My Heart Is Opened

My heart is opened and even though it is scary at times, I cannot be any other way. I don't know how to not to feel, I've tried not to for so long and I always end up back at the beginning of knowing there was something that touched me and even though I tried so hard to cover and walk away... I kept coming back to what I know is real.

Someone asked me today if when I met Andrey if I had a feeling there was something not quite right and there were so many red flags that I denied and brushed away. Then they asked me if I had that feeling today about someone else and the answer was no... even if this feeling doesn't last forever, it was never wrong.  I saw something in their eyes that needed to be loved and cared for but I was coming from a very dark place at the time and I couldn't believe that I could care for someone ever again.

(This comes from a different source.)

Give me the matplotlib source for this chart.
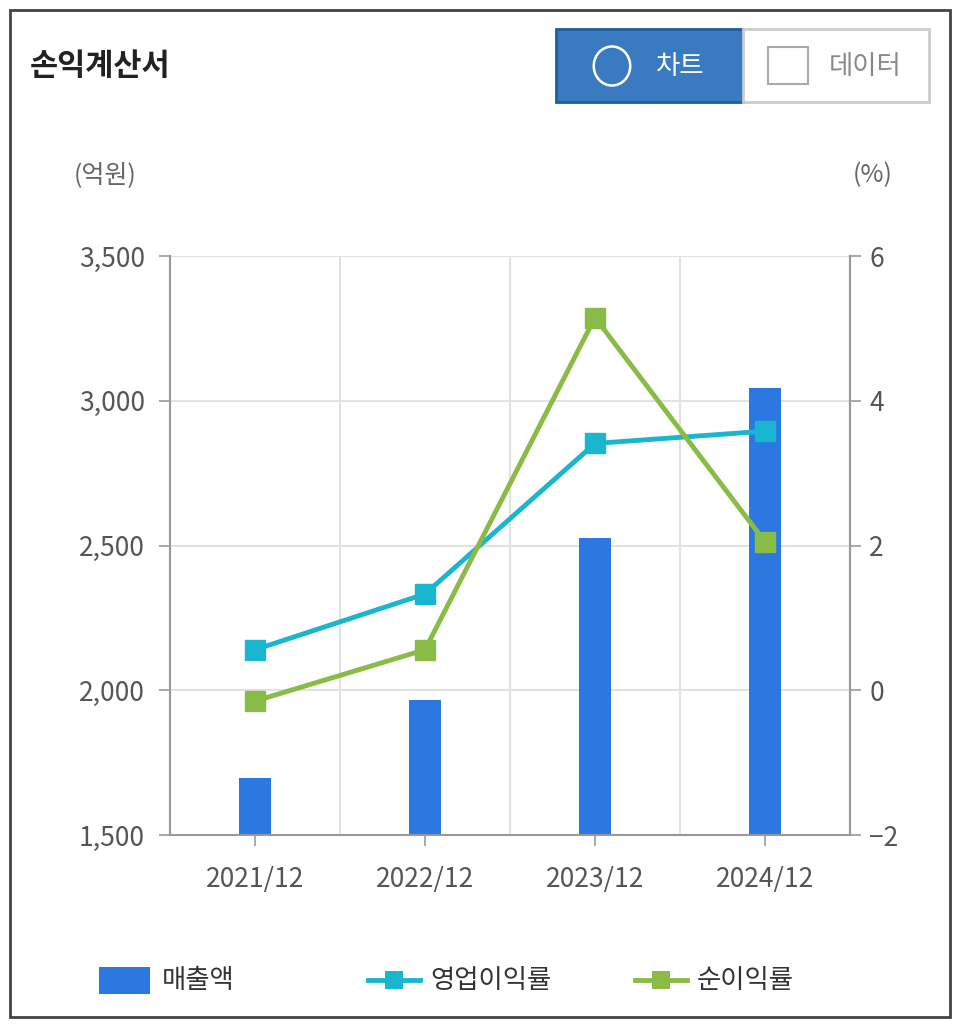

Now I care, almost more than I thought possible... and as scary as it is, I cannot walk away and deny how I feel any longer. I knew how much I cared especially when I realized that I was willing to do anything I could to be there for someone that needed another person to care, really care about them... when I know they felt no one did.  I truly hope that they know that they are extremely special, cared about and thought of often.

Regardless of how this all plays out, I will be grateful that they were able to help me to open my heart to allow myself to care again. For what is life without love?  It is not a life worth living, that is only existing.  I don't just want to just exist anymore, I want to become even more than I can dream for myself, what's more, I want that for you too.

I Don't Know What To Think

This week has been a roller coaster of emotions, from high to low.  I feel like I am reading more into things than I should and then I think I should be questioning other things more. I had such a nice time Friday night, just chatting and laughing. I then came home motivated, wanting to get myself back, the person I was before I met Andrey. I loved cooking, organizing, hanging with my friends, then I came home today and I just felt strange.  I don't even know why? I feel like I am living in a dream and then I think I should stay positive and everything will be great.

My emotions are incredibly off the chart, mainly because I feel so much that often I wish that I didn't.  If you don't feel, you can't be hurt... I wonder if that's true? How do people shut themselves off... how do they live without caring?  Deep down I know it's better to feel even if it's painful :( 

What if Andrey was right when he said no one would or could ever love me?  I wish I didn't give him any of my power, it's so hard not to believe it when no one is there to love me.  I feel like when I desperately want someone, that I do everything in my power and I give of myself to the point that I am no longer me:/  Why can I be myself when I don't have feelings for someone? But then I am anything but myself when I want someone.  I keep trying to be and do what other people want.

I can't give up on love no matter what, it is worth it in the long run even if it is incredibly painful at times. I won't be my mother and give up on it, I don't want to be some lonely old lady, that is not what we are meant to be. I always have to remember that poem that is so true. 'When you love something let it go, if it comes back it is yours, if it doesn't it never was'.

Also, when I honestly love someone, I want them to be happy even if they are not with me, I have no desire to wish anything but the best for someone that I care deeply about.